A EXQUERDA E A SUA SINA
O
Professor Cristóvam Buarque é um frasista emérito. A primeira vez que vi a
palavra exquerda foi em um artigo seu de 2016. A palavra voltou a minha mente
na recente entrevista de Lula na comparação entre Ângela Merkel e Daniel Ortega.
Porque uma pode ficar 16 anos no poder e o outro não pode? Como pudemos
envelhecer a esse ponto, como nos afastamos tanto das causas democráticas!
O
alinhamento de certa esquerda latino americana, melhor dizendo exquerda é o
pior possível: Maduro, Cuba, Daniel Ortega e Xi Jinping. Este detém controle
sobre as três esferas de poder mais elevadas do país: Partido Comunista da
China, Conselho de Estado da República Popular da China e o Exército de
Libertação Popular. Para justificar cada caso temos uma narrativa negacionista.

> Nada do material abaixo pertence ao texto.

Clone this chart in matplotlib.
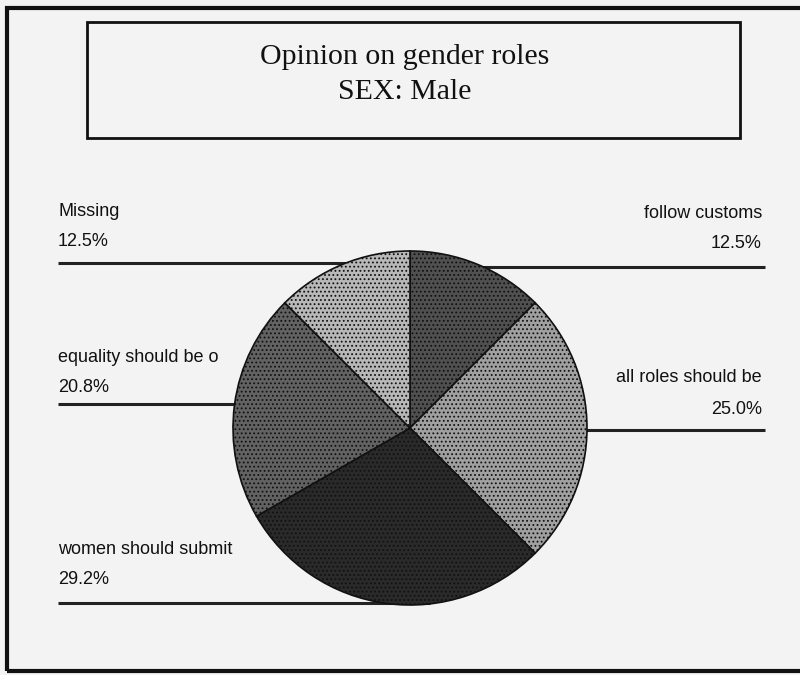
import matplotlib
matplotlib.use("Agg")
import matplotlib.pyplot as plt
from matplotlib.patches import Rectangle

# data (clockwise from 12 o'clock)
categories = ["follow customs", "all roles should be", "women should submit",
              "equality should be o", "Missing"]
percents = [12.5, 25.0, 29.2, 20.8, 12.5]
shades = ["#505050", "#a0a0a0", "#2a2a2a", "#626262", "#b8b8b8"]

title_lines = ["Opinion on gender roles", "SEX: Male"]

W, H = 800, 675
bg = "#f3f3f3"
labelfont = ["Liberation Sans Narrow", "Liberation Sans", "DejaVu Sans"]
titlefont = ["Liberation Serif", "DejaVu Serif"]


def Y(y):
    # image row -> data y
    return H - y


plt.rcParams["hatch.linewidth"] = 0.8

fig = plt.figure(figsize=(8, 6.75), dpi=100, facecolor=bg)
ax = fig.add_axes([0, 0, 1, 1])
ax.set_facecolor(bg)

# label leader lines (drawn under the pie)
# (x0, x1, y) in image pixels, one per category
leader = [(410, 765, 267), (410, 765, 430), (58, 430, 603), (58, 410, 404), (58, 410, 263)]
for x0, x1, y in leader:
    ax.plot([x0, x1], [Y(y), Y(y)], color="#222222", lw=2.2, zorder=1,
            solid_capstyle="butt")

wedges, _ = ax.pie(percents, colors=shades, startangle=90, counterclock=False,
                   center=(410, Y(428)), radius=177,
                   wedgeprops=dict(edgecolor="#111111", linewidth=1.2),
                   frame=True)
for w in wedges:
    w.set_zorder(3)
    w.set_hatch("....")

# labels: (x, y_name, y_pct, ha)
label_pos = [(762, 213, 243, "right"), (762, 378, 410, "right"),
             (58, 550, 580, "left"), (58, 357, 388, "left"), (58, 212, 242, "left")]
for cat, pct, (x, yn, yp, ha) in zip(categories, percents, label_pos):
    ax.text(x, Y(yn), cat, ha=ha, va="center", fontsize=13,
            family=labelfont, color="#111111")
    ax.text(x, Y(yp), f"{pct:.1f}%", ha=ha, va="center", fontsize=13,
            family=labelfont, color="#111111")

# title box
ax.add_patch(Rectangle((87, Y(138)), 653, 116, fill=False,
                       edgecolor="#111111", lw=2, zorder=4))
ax.text(405, Y(57), title_lines[0], ha="center", va="center", fontsize=21.5,
        family=titlefont, color="#111111")
ax.text(405, Y(92), title_lines[1], ha="center", va="center", fontsize=21.5,
        family=titlefont, color="#111111")

# outer frame of the chart
ax.add_patch(Rectangle((7, Y(671)), 900, 663, fill=False,
                       edgecolor="#111111", lw=3, zorder=5))

ax.set_xlim(0, W)
ax.set_ylim(0, H)
ax.set_aspect("equal")
ax.axis("off")

fig.savefig("out.png", dpi=100, facecolor=bg)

Apoio a ditaduras revela uma esquerda anacrônica, afirma historiador Alberto
Aggio, que diz que Lula tem papel ambíguo entre a ideia da revolução e a socialdemocracia.
Essa
situação me lembra das denúncias de Kruschov sobre os crimes do stalinismo em
1956. Durante muitos anos, o relatório esteve escondido pelas burocracias dos
partidos comunistas, inclusive do PCB. Isso atrasou o processo de nossa
renovação política. Só em 1958, através da Declaração de Março, pudemos retomar
o compromisso do socialismo pela via democrática.
O
mundo vive hoje uma grande crise. Por trás da nova realidade, uma modificação
profunda na civilização: a Revolução Científica e Tecnológica, que está
enterrando as instituições nascidas da Revolução Industrial, entre elas, os
partidos tradicionais de esquerda.
Essa nova era da
civilização, baseada nas tecnologias de informação e comunicação, as TICs,
surge impactando todas as esferas da vida em sociedade. O mundo se globaliza. As coisas, que pareciam sólidas, se
desmancham no ar. Surgem novos valores, novas práticas e novas regras que
demandam novas instituições.
A polarização entre esquerda
e direita continuará válida enquanto houver desigualdades e o fundamentalismo
liberal. Essa polarização não é mais
suficiente para dar conta do mundo mais complexo. Novas questões se colocam e a
política pensada de maneira unidimensional torna-se insuficiente. Há uma
demanda por uma visão pluridimensional, considerando outras polarizações, para
responder à complexidade crescente.
Nenhum dos grandes problemas
contemporâneos pode ser resolvido sem ampla cooperação internacional. Isso está
claro na questão ambiental, mas também é válido para o comércio, a circulação
de pessoas, os fluxos financeiros, a articulação do conhecimento, o combate ao
crime organizado, o clima e as doenças. Nessa questão, há uma clara disjuntiva
que opõe nacionalistas, xenófobos e a esquerda globalista, herdeira das
melhores tradições internacionalistas.
A questão ambiental
contrapõe negacionistas e sustentabilistas estes últimos não aceitam ações
predatórias dos homens, responsáveis pela destruição do planeta. Quanto à
organização da vida política, há clara contradição entre democratas e
autoritários.
Uma organização partidária
que se pretenda progressista, no mundo atual, tem de ter flexibilidade
organizativa e conjugar os valores da equidade, da democracia, da
sustentabilidade, do conhecimento científico e do globalismo. Só assim a
política poderá se libertar do sectarismo e da simplificação. E sobreviver.
Um mundo novo pede passagem.
Ou a esquerda se conecta, ou não terá futuro.